Politischer Kampf um die Sprache

Eine muslimische Mutter oder Lehrerin lernt mit einem Kind

In den letzten Jahren hat sich Sprache zu einem immer wichtigeren Thema europäischer Politik entwickelt. Während die EU mit Strategiepapieren versucht, die Mehrsprachigkeit zu fördern, beherrschen in Österreich restriktive Sprüche die Wahlkämpfe.

ÖAW Young Science
06.04.2012

Welche oftmals widersprüchlichen Sprachideologien sich dahinter verbergen, untersucht der Linguist Niku Dorostkar am Beispiel des österreichischen Diskurses über Sprache anhand von Politikerinterviews, Zeitungsartikeln und Gruppendiskussionen. In einem Gastbeitrag fasst er die Ergebnisse zusammen.

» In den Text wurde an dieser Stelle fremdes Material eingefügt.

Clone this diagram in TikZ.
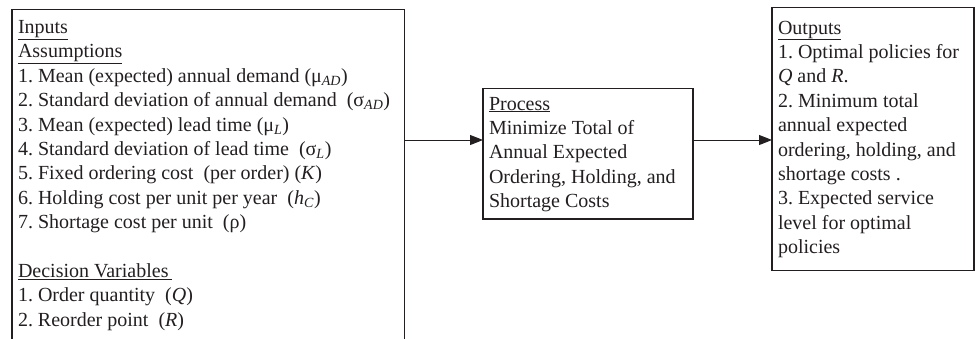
\documentclass[tikz,border=0pt]{standalone}
\usepackage{fontspec}
\setmainfont{Liberation Serif}
\usepackage{xcolor}
\usepackage{tikz}
\usetikzlibrary{arrows.meta}

\definecolor{ink}{RGB}{35,31,32}
\frenchspacing

\begin{document}
\begin{tikzpicture}[x=1pt,y=-1pt,>={Triangle[length=13pt,width=10pt]},
    box/.style={draw=ink,text=ink,line width=1.1pt,anchor=north west,outer sep=0pt,
      inner sep=6pt,align=flush left,font=\fontsize{20}{24.4}\selectfont}]
            \useasboundingbox (0,0) rectangle (975,338);
            \clip (0,0) rectangle (975,338);

            \node[box,text width=380.5pt,text height=18.2pt,text depth=305.5pt] (inputs) at (12,9.3)
            {\underline{Inputs}\\
             \underline{Assumptions}\\
             1. Mean (expected) annual demand (μ\textsubscript{\textit{AD}})\\
             \mbox{2. Standard deviation of annual demand\ \ (σ\textsubscript{\textit{AD}})}\\
             3. Mean (expected) lead time (μ\textsubscript{\textit{L}})\\
             4. Standard deviation of lead time\ \ (σ\textsubscript{\textit{L}})\\
             5. Fixed ordering cost\ \ (per order) (\textit{K})\\
             6. Holding cost per unit per year\ \ (\textit{h}\textsubscript{\textit{C}})\\
             7. Shortage cost per unit\ \ (ρ)\\[24.4pt]
             \underline{Decision Variables\,}\\
             1. Order quantity\ \ (\textit{Q})\\
             2. Reorder point\ \ (\textit{R})};
            \node[box,text width=198pt,text height=15.7pt,text depth=103pt] (process) at (483,88.3)
            {\underline{Process}\\
             Minimize Total of\\
             Annual Expected\\
             \mbox{Ordering, Holding, and}\\
             Shortage Costs};
            \node[box,text width=190pt,text height=20.5pt,text depth=230.5pt] (outputs) at (772,7.5)
            {\underline{Outputs}\\
             \mbox{1. Optimal policies for}\\
             \textit{Q} and \textit{R}.\\
             2. Minimum total\\
             annual expected\\
             \mbox{ordering, holding, and}\\
             shortage costs .\\
             3. Expected service\\
             level for optimal\\
             policies};

            \coordinate (flow) at (0,140);
            \draw[->,draw=ink,line width=1pt] (inputs.east |- flow) -- (process.west |- flow);
            \draw[->,draw=ink,line width=1pt] (process.east |- flow) -- (outputs.west |- flow);
        \end{tikzpicture}
\end{document}
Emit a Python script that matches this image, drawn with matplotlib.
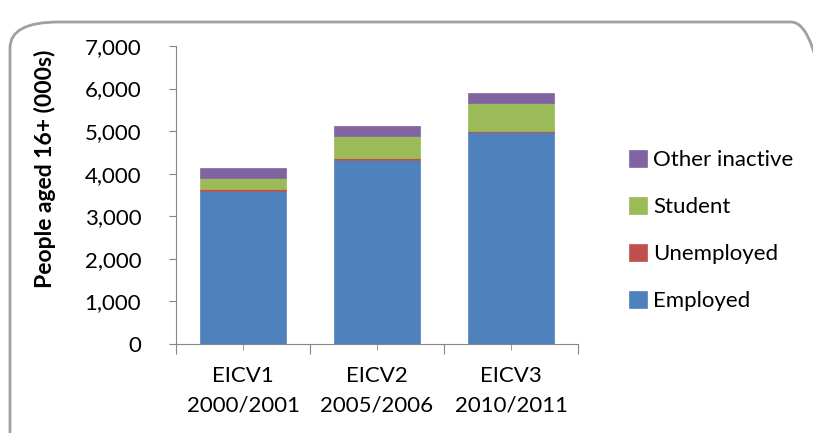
import numpy as np
import matplotlib
matplotlib.use("Agg")
import matplotlib.pyplot as plt
from matplotlib.patches import FancyBboxPatch

plt.rcParams["font.family"] = ["Lato", "DejaVu Sans"]

surveys = ["EICV1\n2000/2001", "EICV2\n2005/2006", "EICV3\n2010/2011"]
employed = [3590, 4315, 4980]
unemployed = [60, 62, 30]
student = [242, 509, 658]
other_inactive = [242, 242, 220]

series = [
    ("Employed", employed, "#4F81BD"),
    ("Unemployed", unemployed, "#C0504D"),
    ("Student", student, "#9BBB59"),
    ("Other inactive", other_inactive, "#8064A2"),
]

W, H = 813, 433
fig = plt.figure(figsize=(W / 100, H / 100), dpi=100)
ax = fig.add_axes([176 / W, 1 - 344 / H, (578 - 176) / W, (344 - 46) / H])

x = np.arange(len(surveys))
bottom = np.zeros(len(surveys))
handles = []
for name, vals, col in series:
    b = ax.bar(x, vals, width=0.645, bottom=bottom, color=col, label=name,
               edgecolor=col, linewidth=0.5)
    handles.append(b)
    bottom += np.array(vals)

ax.set_xlim(-0.5, len(surveys) - 0.5)
ax.set_ylim(0, 7000)
ax.set_yticks(range(0, 7001, 1000))
ax.set_yticklabels([f"{v:,}" for v in range(0, 7001, 1000)])

# category ticks: long ones at boundaries, short ones at centres
ax.set_xticks(np.arange(-0.5, len(surveys), 1.0))
ax.set_xticklabels([])
ax.set_xticks(x, minor=True)
ax.set_xticklabels(surveys, minor=True, fontsize=16, linespacing=1.55)
ax.tick_params(axis="x", which="major", length=7, color="#868686")
ax.tick_params(axis="x", which="minor", length=4, color="#868686", pad=12)
ax.tick_params(axis="y", length=5, color="#868686", pad=20, labelsize=16)

for s in ["top", "right"]:
    ax.spines[s].set_visible(False)
for s in ["left", "bottom"]:
    ax.spines[s].set_color("#868686")

fig.text(45 / W, 1 - 169 / H, "People aged 16+ (000s)", rotation=90,
         ha="center", va="center", fontsize=16.5, fontweight="bold")

leg = ax.legend(handles[::-1], [s[0] for s in series][::-1],
                loc="upper left", bbox_to_anchor=(620 / W, 1 - 141 / H),
                bbox_transform=fig.transFigure, frameon=False, fontsize=16,
                handlelength=0.8, handleheight=0.8, handletextpad=0.3,
                labelspacing=1.2, borderaxespad=0)

border = FancyBboxPatch((10 / W, 1 - 460 / H), 830 / W, (460 - 22) / H,
                        boxstyle="round,pad=0,rounding_size=0.06",
                        transform=fig.transFigure, facecolor="none",
                        edgecolor="#a0a0a0", linewidth=2, clip_on=False)
fig.patches.append(border)

fig.savefig("out.png", dpi=100)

Sprachenpolitische Diskrepanzen

Von Niku Dorostkar

Porträt Niku Dorostkar

Über den Autor:

Niku Dorostkar, geb. 1983, Studium der Sprachwissenschaft sowie des Lehramtes in den Fächern Deutsch und Psychologie/Philosophie, wissenschaftlicher Mitarbeiter am Institut für Sprachwissenschaft der Universität Wien, seit Oktober 2011 DOC-Stipendiat der ÖAW mit dem Projekt "Diskurse über (Mehr-)Sprachigkeit im Kontext nationaler und supranationaler Sprachenpolitik"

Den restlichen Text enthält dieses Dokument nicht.